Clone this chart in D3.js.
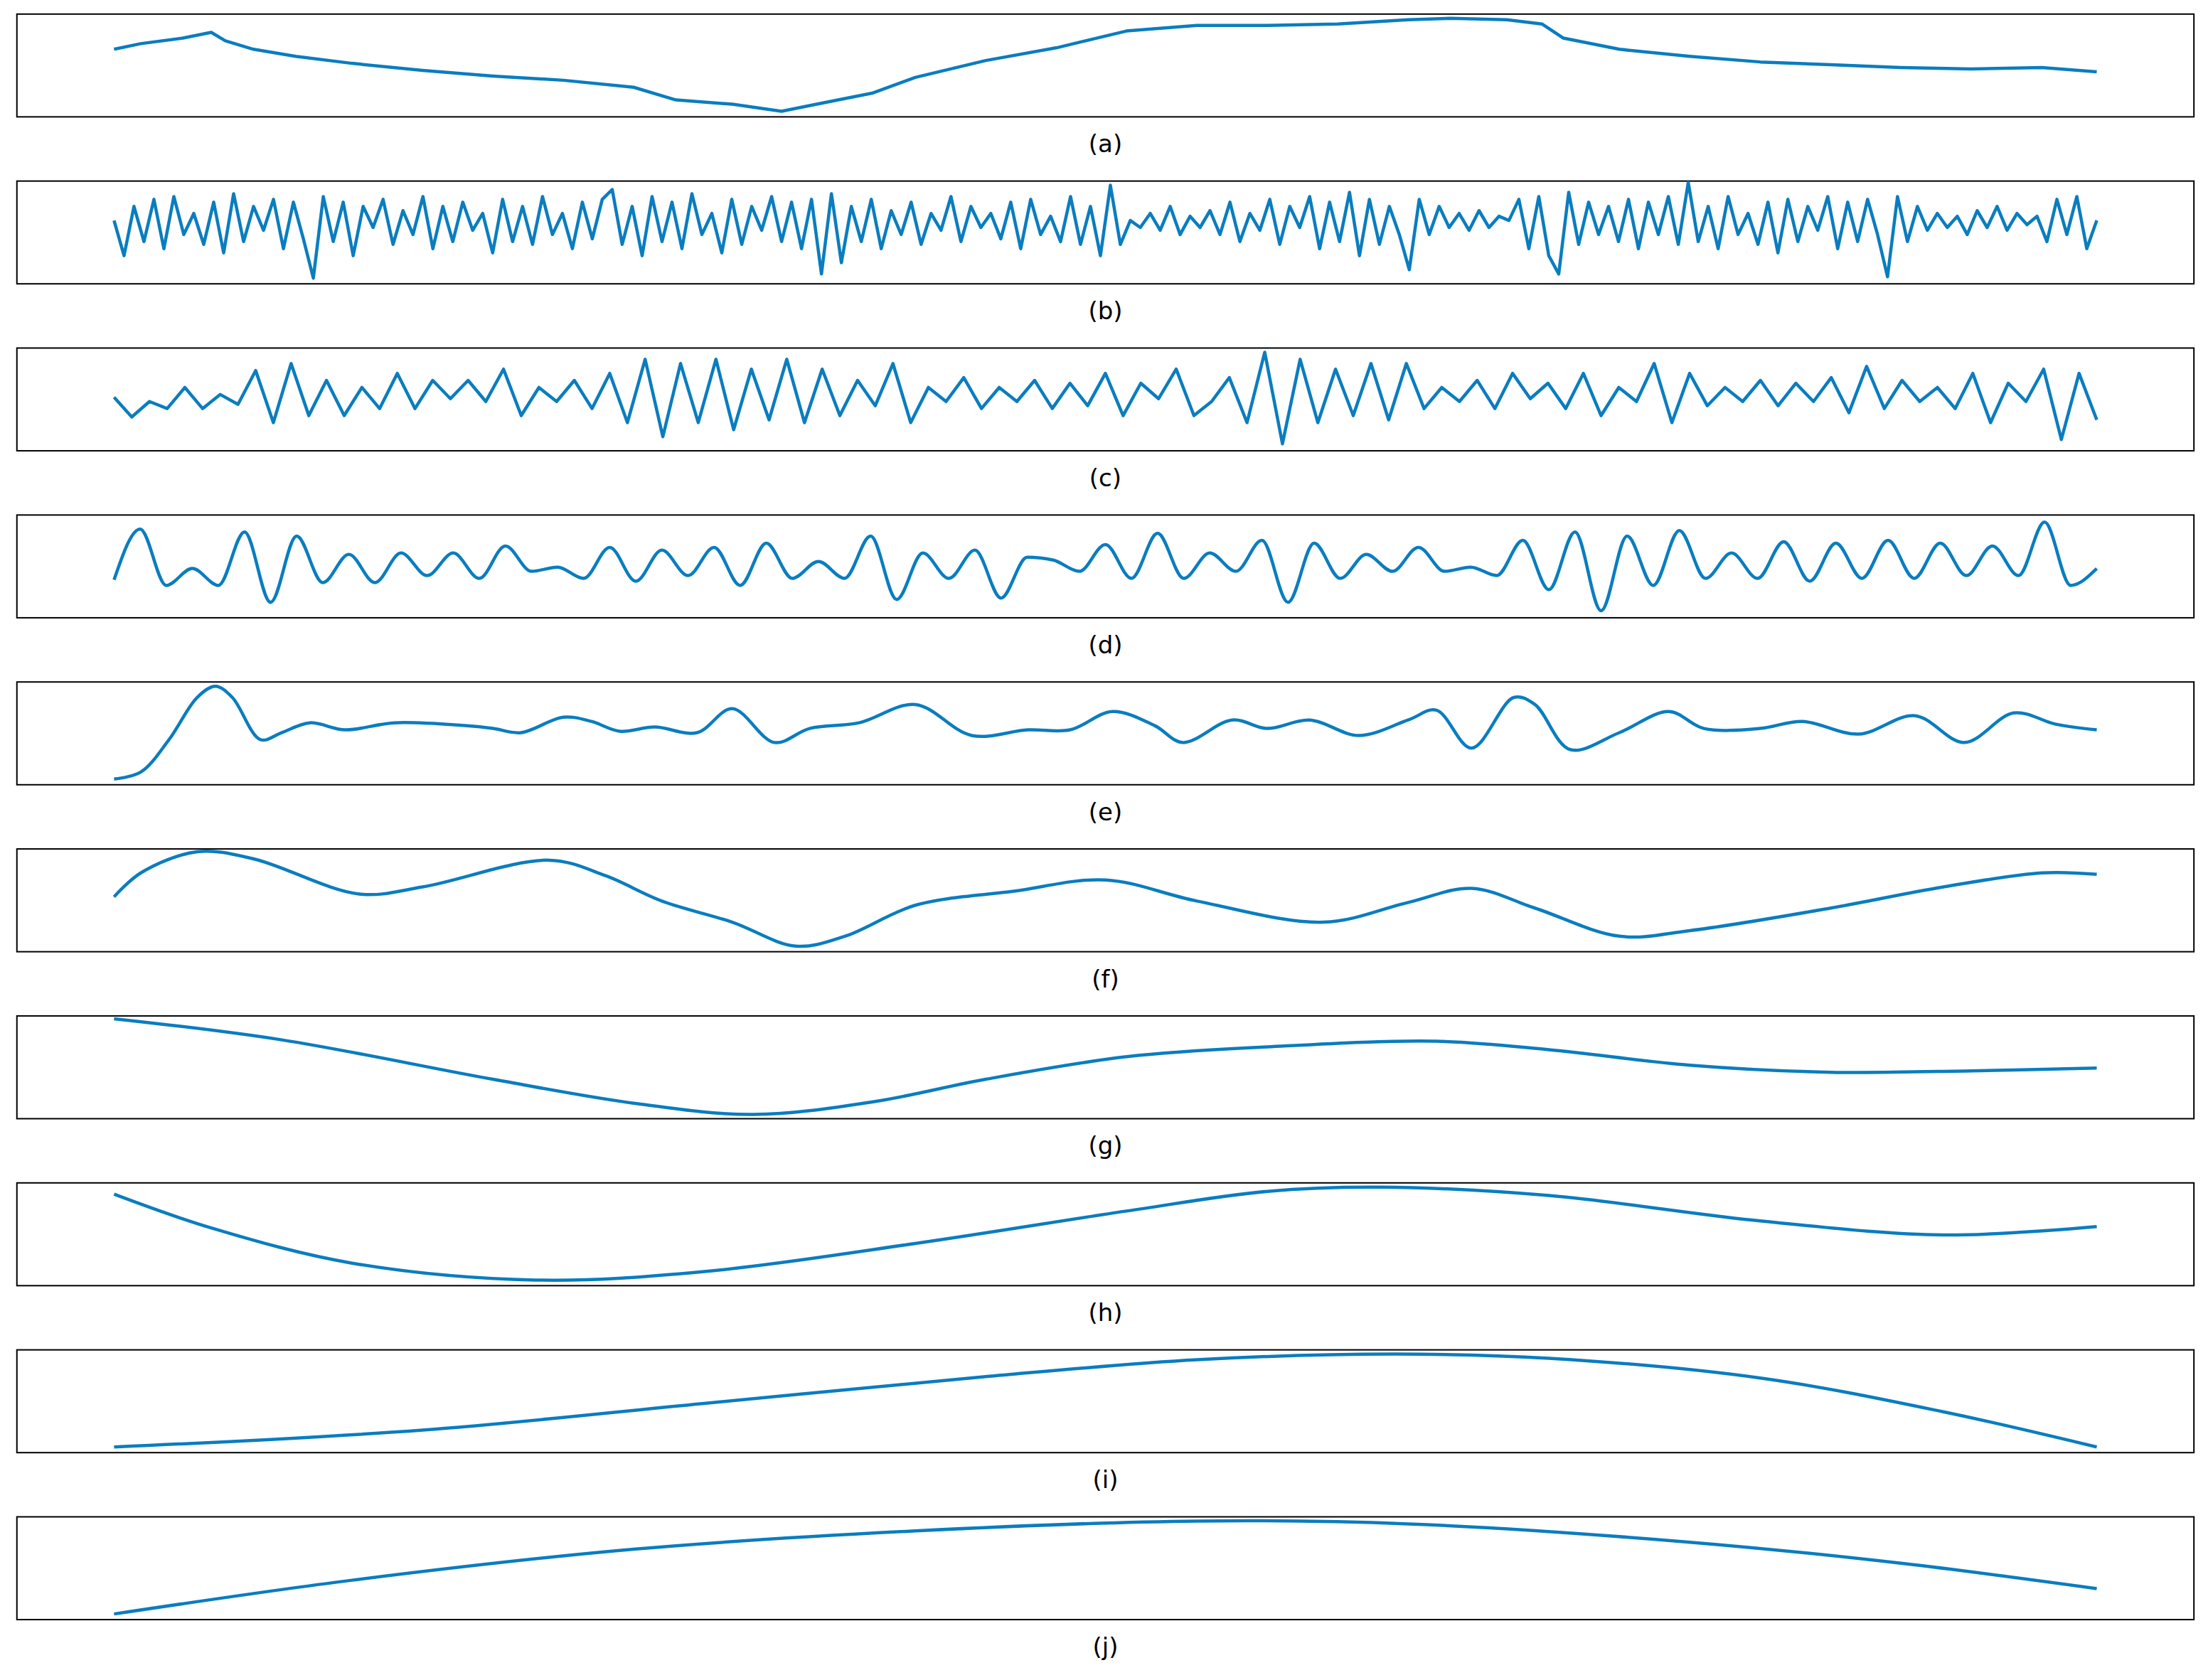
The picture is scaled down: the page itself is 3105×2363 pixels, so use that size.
<!DOCTYPE html>
<html>
<head>
<meta charset="utf-8">
<script src="https://cdn.jsdelivr.net/npm/d3@7"></script>
<style>
  body { margin: 0; background: #fff; }
</style>
</head>
<body>
<svg id="vis-container"></svg>
<script>
const WIDTH = 3105
const HEIGHT = 2363
const S = 3105 / 1568
const CONTAINER = d3.select("#vis-container")
const LINE_COLOR = "#0a7dbf"

const labels = ["(a)", "(b)", "(c)", "(d)", "(e)", "(f)", "(g)", "(h)", "(i)", "(j)"]

// [position, value] pairs, position in sample units 81..1489, value 0..73
const seriesA = [[81,48],[100,52],[130,56],[150,60],[160,54],[180,48],[210,43],[250,38],[300,33],[350,29],[400,26],[450,21],[480,12],[520,9],[555,4],[580,9],[620,17],[650,28],[700,40],[750,49],[800,61],[850,65],[900,65],[950,66],[1000,69],[1030,70],[1070,69],[1095,66],[1110,56],[1150,48],[1200,43],[1250,39],[1300,37],[1350,35],[1400,34],[1450,35],[1489,32]]

const seriesB = [45,20,55,30,60,25,62,35,50,28, 58,22,64,30,55,38,60,25,58,32,
  4,62,30,58,20,55,40,60,28,52, 35,62,25,55,30,58,38,50,22,60,
  30,55,28,62,35,50,25,58,32,60, 67,28,55,20,62,30,58,25,64,35,
  50,22,60,28,55,38,62,30,58,25, 60,7,64,15,55,30,60,25,52,35,
  58,28,50,38,62,30,55,40,50,32, 58,25,60,35,48,30,62,28,55,20,
  70,28,45,40,50,38,55,35,48,40, 52,35,58,30,50,38,60,28,55,40,
  62,25,58,30,65,20,60,28,55,35, 10,60,35,55,40,50,38,52,40,48,
  45,60,25,62,20,7,65,28,58,35, 55,30,60,25,58,35,62,28,72,30,
  55,25,62,35,50,28,58,22,60,30, 55,38,62,25,58,30,60,35,5,62,
  30,55,38,50,40,48,35,52,40,55, 38,50,42,48,30,60,35,62,25,45]

const seriesC = [38,24,35,30,45,30,40,33,57,20,62,25,50,25,45,30,55,30,50,37,50,35,58,25,45,35,50,30,55,20,
  65,10,62,20,65,15,58,22,65,20,58,25,50,32,62,20,45,35,52,30,45,35,50,30,48,32,55,25,48,37,
  58,25,35,52,20,70,5,65,20,58,25,62,22,62,30,45,35,50,30,55,37,48,30,55,25,45,35,62,20,55,
  32,45,35,50,32,48,35,52,27,60,30,50,35,45,30,55,20,48,35,58,8,55,22]

const seriesD = [27,63,23,35,23,61,11,58,25,45,25,46,30,46,28,51,33,36,28,50,26,48,30,50,23,53,28,40,28,58,
  13,46,28,48,14,43,41,33,52,28,60,28,46,33,55,11,53,28,45,33,50,33,36,30,55,20,61,5,58,23,
  62,28,46,28,54,26,53,28,55,28,53,30,51,30,68,23,35]

const seriesE = [[81,4],[100,9],[120,32],[140,62],[153,70],[165,62],[185,32],[200,37],[220,44],[245,39],[280,44],[330,42],[350,40],[370,37],[400,48],[420,45],[440,38],[465,41],[495,37],[520,54],[550,30],[575,40],[610,44],[650,57],[690,35],[730,39],[760,39],[790,52],[820,42],[840,30],[875,46],[900,40],[930,46],[965,35],[1000,46],[1020,53],[1045,26],[1075,62],[1090,57],[1115,25],[1150,37],[1185,52],[1210,40],[1250,40],[1280,45],[1320,36],[1360,49],[1395,30],[1430,51],[1460,43],[1489,39]]

const seriesF = [[81,39],[100,56],[140,71],[180,66],[255,41],[300,46],[390,65],[430,54],[470,36],[520,21],[565,4],[600,11],[650,33],[720,43],[785,51],[850,36],[940,21],[1000,35],[1045,45],[1090,31],[1150,11],[1200,15],[1300,31],[1380,46],[1450,56],[1489,55]]

const seriesG = [[81,71],[200,56],[350,28],[450,11],[535,3],[620,12],[700,28],[800,44],[900,51],[1020,55],[1100,49],[1200,38],[1300,33],[1400,34],[1489,36]]
const seriesH = [[81,65],[150,41],[250,16],[380,4],[500,10],[650,30],[800,53],[900,67],[980,70],[1100,64],[1250,46],[1380,36],[1489,42]]
const seriesI = [[81,4],[300,16],[500,35],[700,54],[850,66],[990,70],[1100,67],[1250,53],[1380,29],[1489,4]]
const seriesJ = [[81,4],[250,28],[450,50],[650,63],[850,70],[1000,68],[1200,55],[1350,40],[1489,22]]

function evenly(values) {
    const idx = d3.scaleLinear().domain([0, values.length - 1]).range([81, 1489])
    return values.map((v, i) => [idx(i), v])
}

const smooth = d3.curveCatmullRom.alpha(0.5)

const panels = [
    { data: seriesA, curve: d3.curveLinear },
    { data: evenly(seriesB), curve: d3.curveLinear },
    { data: evenly(seriesC), curve: d3.curveLinear },
    { data: evenly(seriesD), curve: d3.curveMonotoneX },
    { data: seriesE, curve: smooth },
    { data: seriesF, curve: smooth },
    { data: seriesG, curve: smooth },
    { data: seriesH, curve: smooth },
    { data: seriesI, curve: smooth },
    { data: seriesJ, curve: smooth }
]

CONTAINER.attr('width', WIDTH).attr('height', HEIGHT)
CONTAINER.append('rect').attr('width', WIDTH).attr('height', HEIGHT).attr('fill', '#fff')

const PANEL_LEFT = 12 * S
const PANEL_RIGHT = 1558 * S
const PANEL_H = 73 * S
const PANEL_STEP = 118.6 * S
const PANEL_TOP0 = 10 * S

const x = d3.scaleLinear().domain([81, 1489]).range([81 * S, 1489 * S])

panels.forEach((p, i) => {
    const top = PANEL_TOP0 + i * PANEL_STEP
    const y = d3.scaleLinear().domain([0, 73]).range([top + PANEL_H, top])
    const g = CONTAINER.append('g').attr('class', 'panel')

    g.append('rect')
        .attr('x', PANEL_LEFT)
        .attr('y', top)
        .attr('width', PANEL_RIGHT - PANEL_LEFT)
        .attr('height', PANEL_H)
        .attr('fill', 'none')
        .attr('stroke', '#000')
        .attr('stroke-width', 2)

    g.append('path')
        .datum(p.data)
        .attr('d', d3.line().x(d => x(d[0])).y(d => y(d[1])).curve(p.curve))
        .attr('fill', 'none')
        .attr('stroke', LINE_COLOR)
        .attr('stroke-width', 4.5)
        .attr('stroke-linejoin', 'round')

    g.append('text')
        .attr('x', (PANEL_LEFT + PANEL_RIGHT) / 2)
        .attr('y', top + PANEL_H + 50)
        .attr('text-anchor', 'middle')
        .attr('font-family', 'DejaVu Sans')
        .attr('font-size', 34)
        .text(labels[i])
})
</script>
</body>
</html>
+ + + +
The exercise » Reproduce every line exactly and omit all pictures.

Answer to this exercise »
Clone this chart in D3.js.
The picture is scaled down: the page itself is 3105×2363 pixels, so use that size.
<!DOCTYPE html>
<html>
<head>
<meta charset="utf-8">
<script src="https://cdn.jsdelivr.net/npm/d3@7"></script>
<style>
  body { margin: 0; background: #fff; }
</style>
</head>
<body>
<svg id="vis-container"></svg>
<script>
const WIDTH = 3105
const HEIGHT = 2363
const S = 3105 / 1568
const CONTAINER = d3.select("#vis-container")
const LINE_COLOR = "#0a7dbf"

const labels = ["(a)", "(b)", "(c)", "(d)", "(e)", "(f)", "(g)", "(h)", "(i)", "(j)"]

// [position, value] pairs, position in sample units 81..1489, value 0..73
const seriesA = [[81,48],[100,52],[130,56],[150,60],[160,54],[180,48],[210,43],[250,38],[300,33],[350,29],[400,26],[450,21],[480,12],[520,9],[555,4],[580,9],[620,17],[650,28],[700,40],[750,49],[800,61],[850,65],[900,65],[950,66],[1000,69],[1030,70],[1070,69],[1095,66],[1110,56],[1150,48],[1200,43],[1250,39],[1300,37],[1350,35],[1400,34],[1450,35],[1489,32]]

const seriesB = [45,20,55,30,60,25,62,35,50,28, 58,22,64,30,55,38,60,25,58,32,
  4,62,30,58,20,55,40,60,28,52, 35,62,25,55,30,58,38,50,22,60,
  30,55,28,62,35,50,25,58,32,60, 67,28,55,20,62,30,58,25,64,35,
  50,22,60,28,55,38,62,30,58,25, 60,7,64,15,55,30,60,25,52,35,
  58,28,50,38,62,30,55,40,50,32, 58,25,60,35,48,30,62,28,55,20,
  70,28,45,40,50,38,55,35,48,40, 52,35,58,30,50,38,60,28,55,40,
  62,25,58,30,65,20,60,28,55,35, 10,60,35,55,40,50,38,52,40,48,
  45,60,25,62,20,7,65,28,58,35, 55,30,60,25,58,35,62,28,72,30,
  55,25,62,35,50,28,58,22,60,30, 55,38,62,25,58,30,60,35,5,62,
  30,55,38,50,40,48,35,52,40,55, 38,50,42,48,30,60,35,62,25,45]

const seriesC = [38,24,35,30,45,30,40,33,57,20,62,25,50,25,45,30,55,30,50,37,50,35,58,25,45,35,50,30,55,20,
  65,10,62,20,65,15,58,22,65,20,58,25,50,32,62,20,45,35,52,30,45,35,50,30,48,32,55,25,48,37,
  58,25,35,52,20,70,5,65,20,58,25,62,22,62,30,45,35,50,30,55,37,48,30,55,25,45,35,62,20,55,
  32,45,35,50,32,48,35,52,27,60,30,50,35,45,30,55,20,48,35,58,8,55,22]

const seriesD = [27,63,23,35,23,61,11,58,25,45,25,46,30,46,28,51,33,36,28,50,26,48,30,50,23,53,28,40,28,58,
  13,46,28,48,14,43,41,33,52,28,60,28,46,33,55,11,53,28,45,33,50,33,36,30,55,20,61,5,58,23,
  62,28,46,28,54,26,53,28,55,28,53,30,51,30,68,23,35]

const seriesE = [[81,4],[100,9],[120,32],[140,62],[153,70],[165,62],[185,32],[200,37],[220,44],[245,39],[280,44],[330,42],[350,40],[370,37],[400,48],[420,45],[440,38],[465,41],[495,37],[520,54],[550,30],[575,40],[610,44],[650,57],[690,35],[730,39],[760,39],[790,52],[820,42],[840,30],[875,46],[900,40],[930,46],[965,35],[1000,46],[1020,53],[1045,26],[1075,62],[1090,57],[1115,25],[1150,37],[1185,52],[1210,40],[1250,40],[1280,45],[1320,36],[1360,49],[1395,30],[1430,51],[1460,43],[1489,39]]

const seriesF = [[81,39],[100,56],[140,71],[180,66],[255,41],[300,46],[390,65],[430,54],[470,36],[520,21],[565,4],[600,11],[650,33],[720,43],[785,51],[850,36],[940,21],[1000,35],[1045,45],[1090,31],[1150,11],[1200,15],[1300,31],[1380,46],[1450,56],[1489,55]]

const seriesG = [[81,71],[200,56],[350,28],[450,11],[535,3],[620,12],[700,28],[800,44],[900,51],[1020,55],[1100,49],[1200,38],[1300,33],[1400,34],[1489,36]]
const seriesH = [[81,65],[150,41],[250,16],[380,4],[500,10],[650,30],[800,53],[900,67],[980,70],[1100,64],[1250,46],[1380,36],[1489,42]]
const seriesI = [[81,4],[300,16],[500,35],[700,54],[850,66],[990,70],[1100,67],[1250,53],[1380,29],[1489,4]]
const seriesJ = [[81,4],[250,28],[450,50],[650,63],[850,70],[1000,68],[1200,55],[1350,40],[1489,22]]

function evenly(values) {
    const idx = d3.scaleLinear().domain([0, values.length - 1]).range([81, 1489])
    return values.map((v, i) => [idx(i), v])
}

const smooth = d3.curveCatmullRom.alpha(0.5)

const panels = [
    { data: seriesA, curve: d3.curveLinear },
    { data: evenly(seriesB), curve: d3.curveLinear },
    { data: evenly(seriesC), curve: d3.curveLinear },
    { data: evenly(seriesD), curve: d3.curveMonotoneX },
    { data: seriesE, curve: smooth },
    { data: seriesF, curve: smooth },
    { data: seriesG, curve: smooth },
    { data: seriesH, curve: smooth },
    { data: seriesI, curve: smooth },
    { data: seriesJ, curve: smooth }
]

CONTAINER.attr('width', WIDTH).attr('height', HEIGHT)
CONTAINER.append('rect').attr('width', WIDTH).attr('height', HEIGHT).attr('fill', '#fff')

const PANEL_LEFT = 12 * S
const PANEL_RIGHT = 1558 * S
const PANEL_H = 73 * S
const PANEL_STEP = 118.6 * S
const PANEL_TOP0 = 10 * S

const x = d3.scaleLinear().domain([81, 1489]).range([81 * S, 1489 * S])

panels.forEach((p, i) => {
    const top = PANEL_TOP0 + i * PANEL_STEP
    const y = d3.scaleLinear().domain([0, 73]).range([top + PANEL_H, top])
    const g = CONTAINER.append('g').attr('class', 'panel')

    g.append('rect')
        .attr('x', PANEL_LEFT)
        .attr('y', top)
        .attr('width', PANEL_RIGHT - PANEL_LEFT)
        .attr('height', PANEL_H)
        .attr('fill', 'none')
        .attr('stroke', '#000')
        .attr('stroke-width', 2)

    g.append('path')
        .datum(p.data)
        .attr('d', d3.line().x(d => x(d[0])).y(d => y(d[1])).curve(p.curve))
        .attr('fill', 'none')
        .attr('stroke', LINE_COLOR)
        .attr('stroke-width', 4.5)
        .attr('stroke-linejoin', 'round')

    g.append('text')
        .attr('x', (PANEL_LEFT + PANEL_RIGHT) / 2)
        .attr('y', top + PANEL_H + 50)
        .attr('text-anchor', 'middle')
        .attr('font-family', 'DejaVu Sans')
        .attr('font-size', 34)
        .text(labels[i])
})
</script>
</body>
</html>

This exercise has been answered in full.